### GIVEN TASK
Print all of the entries exactly, minus the pictures.

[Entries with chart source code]
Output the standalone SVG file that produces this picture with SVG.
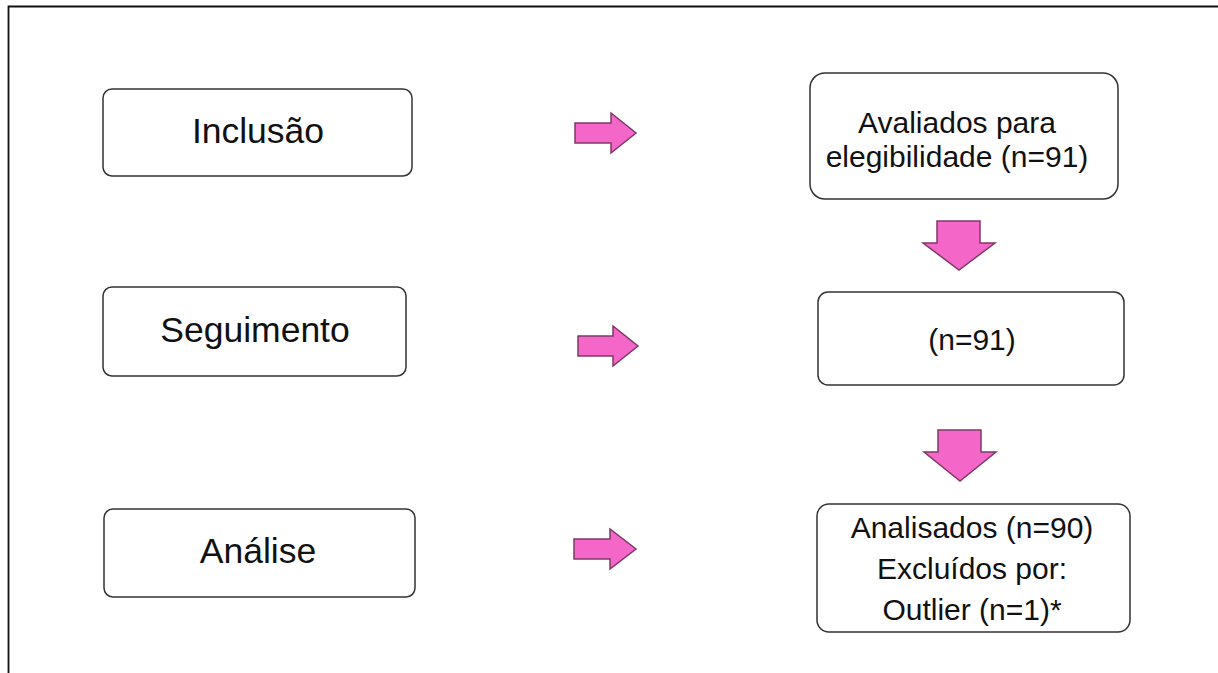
<svg xmlns="http://www.w3.org/2000/svg" width="1218" height="673" viewBox="0 0 1218 673">
<style>
.box{fill:#fff;stroke:#333;stroke-width:1.5}
.lbl{font-family:"Liberation Sans",Arial,sans-serif;fill:#111;text-anchor:middle}
.l{font-size:35.5px}
.r{font-size:30px}
.arr{fill:#f466c8;stroke:#7d3a68;stroke-width:1.5;stroke-linejoin:miter}
</style>
<rect width="1218" height="673" fill="#fff"/>
<path d="M8.5 673 V6.5 H1218" fill="none" stroke="#111" stroke-width="1.8"/>
<g id="inclusao"><rect class="box" x="103" y="89" width="309" height="87" rx="9"/><text class="lbl l" x="258" y="143">Inclusão</text></g>
<g id="seguimento"><rect class="box" x="103" y="287" width="303" height="89" rx="9"/><text class="lbl l" x="255" y="342">Seguimento</text></g>
<g id="analise"><rect class="box" x="104" y="509" width="311" height="88" rx="9"/><text class="lbl l" x="258" y="563">Análise</text></g>
<g id="avaliados"><rect class="box" x="810" y="73" width="308" height="126" rx="15"/><text class="lbl r" x="957" y="133">Avaliados para</text><text class="lbl r" x="957" y="167">elegibilidade  (n=91)</text></g>
<g id="n91"><rect class="box" x="818" y="292" width="306" height="93" rx="10"/><text class="lbl r" x="972" y="350">(n=91)</text></g>
<g id="analisados"><rect class="box" x="817" y="504" width="313" height="128" rx="12"/><text class="lbl r" x="972" y="538">Analisados (n=90)</text><text class="lbl r" x="972" y="579">Excluídos por:</text><text class="lbl r" x="972" y="620">Outlier (n=1)*</text></g>
<g id="connectors">
<polygon class="arr" points="575,123 611,123 611,113 636,133 611,153 611,143 575,143"/>
<polygon class="arr" points="578,336 613,336 613,326 638,346 613,366 613,356 578,356"/>
<polygon class="arr" points="574,539 610,539 610,529 636,549 610,569 610,559 574,559"/>
<polygon class="arr" points="937,221 980,221 980,243 995,243 959,270 923,243 937,243"/>
<polygon class="arr" points="938,430 981,430 981,452 996,452 960,481 924,452 938,452"/>
</g>
</svg>
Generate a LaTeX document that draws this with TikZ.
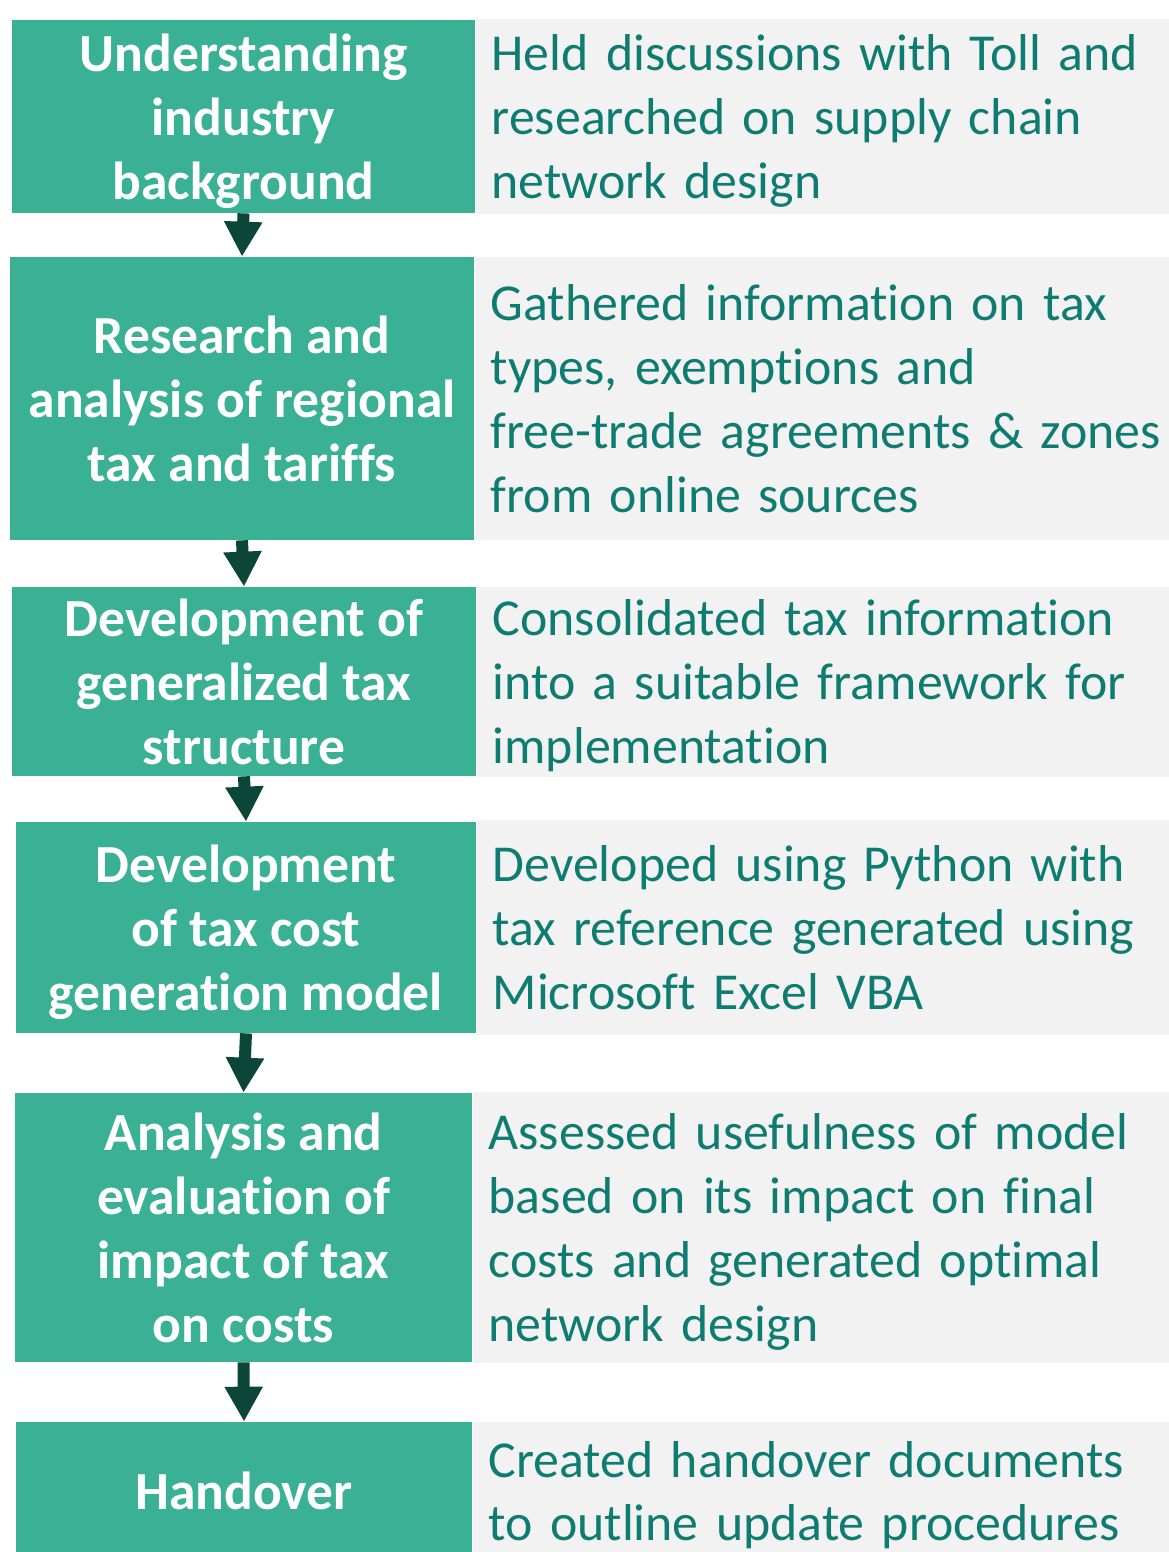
\documentclass[tikz,border=0pt]{standalone}
\usepackage{fontspec}
\setmainfont{Carlito}[Ligatures=NoCommon]
\usepackage{tikz}
\usetikzlibrary{arrows.meta,positioning}

\newlength\px
\setlength\px{0.02cm}

\definecolor{stepgreen}{HTML}{3AB094}
\definecolor{notegrey}{HTML}{F2F2F2}
\definecolor{noteteal}{HTML}{0F7C72}
\definecolor{arrowdark}{HTML}{0B4639}

\tikzset{
  stepbox/.style={fill=stepgreen, text=white, inner sep=0pt, align=center,
    text depth=0pt, font=\fontsize{30.5}{36.4}\selectfont\bfseries},
  % last line's descenders should not lift the text
  notebox/.style={fill=notegrey, text=noteteal, inner xsep=16\px, inner ysep=0pt,
    minimum width=720\px, text width=688\px, align=left,
    execute at end node={\par\kern-\prevdepth},
    font=\fontsize{29.5}{36.4}\selectfont},
  flow/.style={-{Triangle[width=0.72cm,length=0.7cm]}, line width=0.24cm, arrowdark}
}

\begin{document}
\begin{tikzpicture}[x=0.02cm,y=-0.02cm]
        \clip (0,0) rectangle (1169,1552);
        \fill[white] (0,0) rectangle (1169,1552);
        % steps on the left
        \node[stepbox, minimum width=463\px, minimum height=193\px] (s1) at (243.5,116.5)
            {Understanding\\industry\\background};
        \node[stepbox, minimum width=464\px, minimum height=283\px] (s2) at (242,398.5)
            {Research and\\analysis of regional\\tax and tariffs};
        \node[stepbox, minimum width=464\px, minimum height=189\px] (s3) at (244,681.5)
            {Development of\\generalized tax\\structure};
        \node[stepbox, minimum width=460\px, minimum height=211\px] (s4) at (246,927.5)
            {Development\\of tax cost\\generation model};
        \node[stepbox, minimum width=457\px, minimum height=269\px] (s5) at (243.5,1227.5)
            {Analysis and\\evaluation of\\impact of tax\\on costs};
        \node[stepbox, minimum width=456\px, minimum height=138\px] (s6) at (244,1491)
            {Handover};
        % notes on the right
        \node[notebox, right=0pt of s1, minimum height=195\px] (n1)
            {Held discussions with Toll and\\researched on supply chain\\network design};
        \node[notebox, right=0pt of s2, minimum height=283\px] (n2)
            {Gathered information on tax\\types, exemptions and\\free-trade agreements \& zones\\from online sources};
        \node[notebox, right=0pt of s3, minimum height=190\px] (n3)
            {Consolidated tax information\\into a suitable framework for\\implementation};
        \node[notebox, right=0pt of s4, minimum height=215\px] (n4)
            {Developed using Python with\\tax reference generated using\\Microsoft Excel VBA};
        \node[notebox, right=0pt of s5, minimum height=271\px] (n5)
            {Assessed usefulness of model\\based on its impact on final\\costs and generated optimal\\network design};
        \node[notebox, right=0pt of s6, minimum height=138\px] (n6)
            {Created handover documents\\to outline update procedures};
        % arrows between steps
        \foreach \a/\b in {s1/s2,s2/s3,s3/s4,s4/s5,s5/s6}
            \draw[flow] (\a.south) -- (\b.north);
\end{tikzpicture}
\end{document}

### WRITTEN SOLUTION
Output the standalone SVG file that produces this picture with SVG.
<svg xmlns="http://www.w3.org/2000/svg" width="1218" height="673" viewBox="0 0 1218 673">
<style>
.box{fill:#fff;stroke:#333;stroke-width:1.5}
.lbl{font-family:"Liberation Sans",Arial,sans-serif;fill:#111;text-anchor:middle}
.l{font-size:35.5px}
.r{font-size:30px}
.arr{fill:#f466c8;stroke:#7d3a68;stroke-width:1.5;stroke-linejoin:miter}
</style>
<rect width="1218" height="673" fill="#fff"/>
<path d="M8.5 673 V6.5 H1218" fill="none" stroke="#111" stroke-width="1.8"/>
<g id="inclusao"><rect class="box" x="103" y="89" width="309" height="87" rx="9"/><text class="lbl l" x="258" y="143">Inclusão</text></g>
<g id="seguimento"><rect class="box" x="103" y="287" width="303" height="89" rx="9"/><text class="lbl l" x="255" y="342">Seguimento</text></g>
<g id="analise"><rect class="box" x="104" y="509" width="311" height="88" rx="9"/><text class="lbl l" x="258" y="563">Análise</text></g>
<g id="avaliados"><rect class="box" x="810" y="73" width="308" height="126" rx="15"/><text class="lbl r" x="957" y="133">Avaliados para</text><text class="lbl r" x="957" y="167">elegibilidade  (n=91)</text></g>
<g id="n91"><rect class="box" x="818" y="292" width="306" height="93" rx="10"/><text class="lbl r" x="972" y="350">(n=91)</text></g>
<g id="analisados"><rect class="box" x="817" y="504" width="313" height="128" rx="12"/><text class="lbl r" x="972" y="538">Analisados (n=90)</text><text class="lbl r" x="972" y="579">Excluídos por:</text><text class="lbl r" x="972" y="620">Outlier (n=1)*</text></g>
<g id="connectors">
<polygon class="arr" points="575,123 611,123 611,113 636,133 611,153 611,143 575,143"/>
<polygon class="arr" points="578,336 613,336 613,326 638,346 613,366 613,356 578,356"/>
<polygon class="arr" points="574,539 610,539 610,529 636,549 610,569 610,559 574,559"/>
<polygon class="arr" points="937,221 980,221 980,243 995,243 959,270 923,243 937,243"/>
<polygon class="arr" points="938,430 981,430 981,452 996,452 960,481 924,452 938,452"/>
</g>
</svg>
Generate a LaTeX document that draws this with TikZ.
\documentclass[tikz,border=0pt]{standalone}
\usepackage{fontspec}
\setmainfont{Carlito}[Ligatures=NoCommon]
\usepackage{tikz}
\usetikzlibrary{arrows.meta,positioning}

\newlength\px
\setlength\px{0.02cm}

\definecolor{stepgreen}{HTML}{3AB094}
\definecolor{notegrey}{HTML}{F2F2F2}
\definecolor{noteteal}{HTML}{0F7C72}
\definecolor{arrowdark}{HTML}{0B4639}

\tikzset{
  stepbox/.style={fill=stepgreen, text=white, inner sep=0pt, align=center,
    text depth=0pt, font=\fontsize{30.5}{36.4}\selectfont\bfseries},
  % last line's descenders should not lift the text
  notebox/.style={fill=notegrey, text=noteteal, inner xsep=16\px, inner ysep=0pt,
    minimum width=720\px, text width=688\px, align=left,
    execute at end node={\par\kern-\prevdepth},
    font=\fontsize{29.5}{36.4}\selectfont},
  flow/.style={-{Triangle[width=0.72cm,length=0.7cm]}, line width=0.24cm, arrowdark}
}

\begin{document}
\begin{tikzpicture}[x=0.02cm,y=-0.02cm]
        \clip (0,0) rectangle (1169,1552);
        \fill[white] (0,0) rectangle (1169,1552);
        % steps on the left
        \node[stepbox, minimum width=463\px, minimum height=193\px] (s1) at (243.5,116.5)
            {Understanding\\industry\\background};
        \node[stepbox, minimum width=464\px, minimum height=283\px] (s2) at (242,398.5)
            {Research and\\analysis of regional\\tax and tariffs};
        \node[stepbox, minimum width=464\px, minimum height=189\px] (s3) at (244,681.5)
            {Development of\\generalized tax\\structure};
        \node[stepbox, minimum width=460\px, minimum height=211\px] (s4) at (246,927.5)
            {Development\\of tax cost\\generation model};
        \node[stepbox, minimum width=457\px, minimum height=269\px] (s5) at (243.5,1227.5)
            {Analysis and\\evaluation of\\impact of tax\\on costs};
        \node[stepbox, minimum width=456\px, minimum height=138\px] (s6) at (244,1491)
            {Handover};
        % notes on the right
        \node[notebox, right=0pt of s1, minimum height=195\px] (n1)
            {Held discussions with Toll and\\researched on supply chain\\network design};
        \node[notebox, right=0pt of s2, minimum height=283\px] (n2)
            {Gathered information on tax\\types, exemptions and\\free-trade agreements \& zones\\from online sources};
        \node[notebox, right=0pt of s3, minimum height=190\px] (n3)
            {Consolidated tax information\\into a suitable framework for\\implementation};
        \node[notebox, right=0pt of s4, minimum height=215\px] (n4)
            {Developed using Python with\\tax reference generated using\\Microsoft Excel VBA};
        \node[notebox, right=0pt of s5, minimum height=271\px] (n5)
            {Assessed usefulness of model\\based on its impact on final\\costs and generated optimal\\network design};
        \node[notebox, right=0pt of s6, minimum height=138\px] (n6)
            {Created handover documents\\to outline update procedures};
        % arrows between steps
        \foreach \a/\b in {s1/s2,s2/s3,s3/s4,s4/s5,s5/s6}
            \draw[flow] (\a.south) -- (\b.north);
\end{tikzpicture}
\end{document}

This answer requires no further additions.